Они остались втроём. Стоя над игрушкой на холодном, стерильном полу. В воздухе висел едкий запах озона от разбитой панели и вибрирующее эхо детского крика.
Ничего не изменилось. Купол «Тихого Леса» стоял незыблемо. Воздух был всё так же свеж и безжизненен. Система работала.
Элай поднял взгляд на проекцию в потолке. Среди прочих данных теперь горела новая строка: «Лояльность: Понижена. Статус: Наблюдение. Следующая репродуктивная квота: Отменена.»
Он посмотрел на Нору. Она смотрела в пустоту, в то место, где исчезла её дочь. В её глазах не было слёз. Лишь пустота, более страшная, чем любое, даже самое сильное горе.
Он посмотрел на Калеба. Мальчик смотрел на дверь взглядом, полным ненависти, всё его тело дрожало от бессилия.
Они проиграли. Их жалкий бунт был замечен и наказан парой безличных строчек в цифровом досье. Они были слишком ничтожны, чтобы даже заслужить настоящую, яростную месть.
Элай медленно подошёл, поднял медвежонка. Тот был ещё тёплым от прикосновения Лии.
Он обнял Нору. Она не ответила на объятие. Она была пустой скорлупой, из которой вынули душу.
Он положил руку на плечо Калебу. Тот вздрогнул, но не отстранился.
Молча, словно автоматы, они поплелись обратно в свою квартиру.
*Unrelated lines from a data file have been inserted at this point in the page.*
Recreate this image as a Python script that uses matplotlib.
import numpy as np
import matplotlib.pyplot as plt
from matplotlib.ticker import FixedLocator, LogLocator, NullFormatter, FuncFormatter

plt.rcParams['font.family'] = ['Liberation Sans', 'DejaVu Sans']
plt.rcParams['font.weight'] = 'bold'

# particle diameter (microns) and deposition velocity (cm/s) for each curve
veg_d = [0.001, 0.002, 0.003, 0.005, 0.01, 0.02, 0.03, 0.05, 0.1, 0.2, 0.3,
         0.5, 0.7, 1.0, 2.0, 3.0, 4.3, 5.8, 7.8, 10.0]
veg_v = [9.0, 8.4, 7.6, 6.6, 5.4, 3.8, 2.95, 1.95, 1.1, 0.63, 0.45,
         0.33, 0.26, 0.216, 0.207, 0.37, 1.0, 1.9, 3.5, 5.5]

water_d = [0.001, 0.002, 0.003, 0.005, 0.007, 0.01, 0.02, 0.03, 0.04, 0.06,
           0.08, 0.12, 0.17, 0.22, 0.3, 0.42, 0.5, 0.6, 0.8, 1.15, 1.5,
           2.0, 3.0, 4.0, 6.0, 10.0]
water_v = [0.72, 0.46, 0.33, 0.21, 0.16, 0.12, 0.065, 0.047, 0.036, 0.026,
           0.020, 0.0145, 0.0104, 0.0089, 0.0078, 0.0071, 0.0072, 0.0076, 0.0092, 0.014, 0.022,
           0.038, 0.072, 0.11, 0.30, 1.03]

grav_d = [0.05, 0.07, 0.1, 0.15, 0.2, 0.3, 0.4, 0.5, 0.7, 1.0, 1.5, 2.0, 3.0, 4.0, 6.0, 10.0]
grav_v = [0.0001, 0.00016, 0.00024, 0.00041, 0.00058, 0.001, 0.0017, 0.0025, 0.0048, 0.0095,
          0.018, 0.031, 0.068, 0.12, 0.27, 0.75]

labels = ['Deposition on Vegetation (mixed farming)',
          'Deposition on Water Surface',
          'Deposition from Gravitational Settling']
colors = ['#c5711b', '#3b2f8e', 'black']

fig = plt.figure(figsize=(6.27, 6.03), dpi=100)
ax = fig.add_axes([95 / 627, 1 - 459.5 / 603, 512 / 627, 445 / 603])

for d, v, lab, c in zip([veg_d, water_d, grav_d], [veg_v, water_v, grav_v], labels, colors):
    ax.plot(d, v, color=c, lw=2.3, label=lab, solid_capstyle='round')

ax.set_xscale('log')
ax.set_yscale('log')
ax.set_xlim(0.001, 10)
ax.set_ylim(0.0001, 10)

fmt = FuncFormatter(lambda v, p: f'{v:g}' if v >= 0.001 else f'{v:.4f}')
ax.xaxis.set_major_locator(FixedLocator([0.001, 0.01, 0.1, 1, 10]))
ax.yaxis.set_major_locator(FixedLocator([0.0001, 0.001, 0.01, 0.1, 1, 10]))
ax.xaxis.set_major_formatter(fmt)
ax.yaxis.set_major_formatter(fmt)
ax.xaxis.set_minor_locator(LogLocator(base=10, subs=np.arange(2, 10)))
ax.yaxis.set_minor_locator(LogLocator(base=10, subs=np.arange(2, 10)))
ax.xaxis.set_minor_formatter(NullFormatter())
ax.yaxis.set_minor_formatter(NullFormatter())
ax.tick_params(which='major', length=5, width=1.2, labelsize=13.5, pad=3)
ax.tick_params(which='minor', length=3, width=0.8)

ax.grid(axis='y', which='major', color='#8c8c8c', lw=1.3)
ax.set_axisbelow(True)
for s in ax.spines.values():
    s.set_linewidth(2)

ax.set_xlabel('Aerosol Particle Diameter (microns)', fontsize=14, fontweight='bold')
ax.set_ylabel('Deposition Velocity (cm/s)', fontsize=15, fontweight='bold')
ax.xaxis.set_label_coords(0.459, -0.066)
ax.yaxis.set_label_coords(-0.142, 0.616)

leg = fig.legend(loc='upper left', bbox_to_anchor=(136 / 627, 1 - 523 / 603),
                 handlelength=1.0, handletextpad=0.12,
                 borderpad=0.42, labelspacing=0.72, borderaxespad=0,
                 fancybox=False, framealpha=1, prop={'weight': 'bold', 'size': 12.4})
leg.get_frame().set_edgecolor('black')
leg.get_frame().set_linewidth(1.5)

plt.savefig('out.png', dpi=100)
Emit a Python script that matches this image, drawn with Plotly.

Свою тюремную камеру с идеальным климатом. Где воздух был чист, еда синтезирована, а горе было таким тихим, таким личным, что его не слышал даже безразличный космос.
Им предстояло жить дальше. Как всегда. Но теперь — с новым, отравляющим знанием. Со знанием, что их дочь не среди звёзд. Она была в аду. И именно они, своими собственными руками, привели её туда, слепо соблюдая Правила.
Элай зажёг свет. Всё было таким же, как вчера. Таким же, как и годы назад. Лишь медвежонок на полке был лишним. Немой свидетель. Их единственная, крошечная победа — горькая, никому не нужная правда, за которую они заплатили всем, что у них было.
Он посмотрел в окно. За куполом «Тихого Леса» лежала непроглядная тьма. И в этой тьме, он знал, не было ни звёзд, ни надежды. Лишь бесконечная, равнодушная машина, безостановочно перемалывающая души.